President Bush's immigration speech mostly missed the true nature of the problem. We face two interconnected population issues. One is aging; the other is immigration. We aren't dealing sensibly with either, and as a result we face a future of unnecessarily heightened political and economic conflict. On the one side will be older baby boomers demanding all their federal retirement benefits. On the other will be an expanding population of younger and poorer Hispanics -- immigrants, their children and grandchildren -- increasingly resentful of their rising taxes that subsidize often-wealthier and unrelated baby boomers.

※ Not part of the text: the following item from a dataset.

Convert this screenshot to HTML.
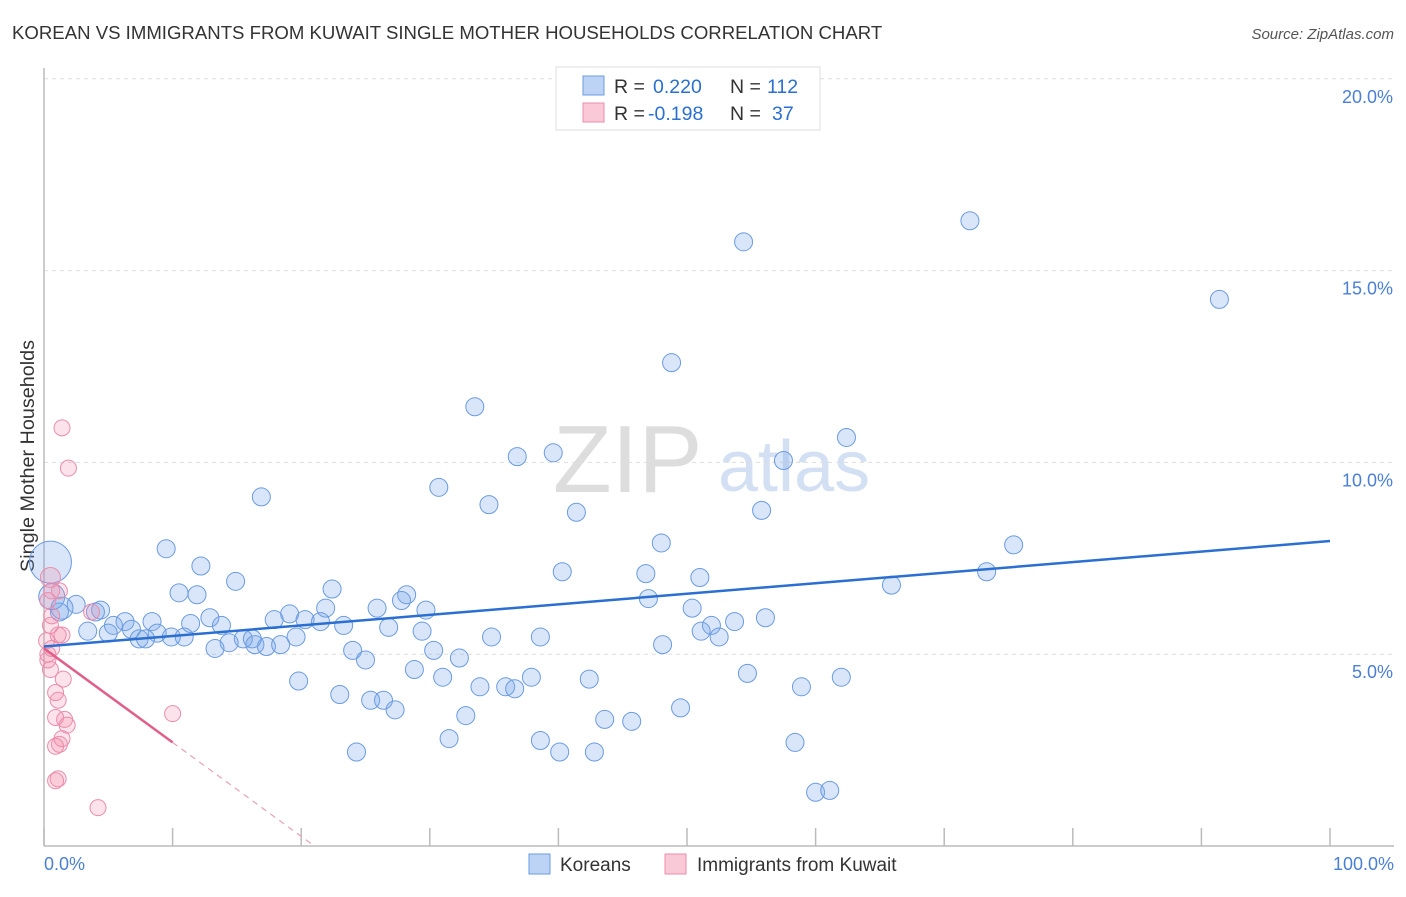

Does this look like a harmonious future?
Such big-picture analysis of the demographic future of our country - which, unlike the price of oil, the value of the dollar, or the cost of buying a home, can be predicted with a reasonable degree of certainty - is virtually unknown among policymakers or journalists. Continuing, Samuelson argues that in focusing exclusively on illegal immigration, we have missed the forest for the trees:
The central problem is not illegal immigration. It is undesirably high levels of poor and low-skilled immigrants, whether legal or illegal, most of whom are Hispanic. Immigrants are not all the same. An engineer making $75,000 annually contributes more to the American economy and society than a $20,000 laborer. On average, the engineer will assimilate more easily.
This ought to be common sense, but such things are rarely if ever discussed honestly or forthrightly. The obsessive desire on the part of Bush and the Senate to flood this country with poor, uneducated, non-English speaking workers will have incalculable consequences down the road for virtually every area of American society, and Samuelson deserves credit for sounding the alarm.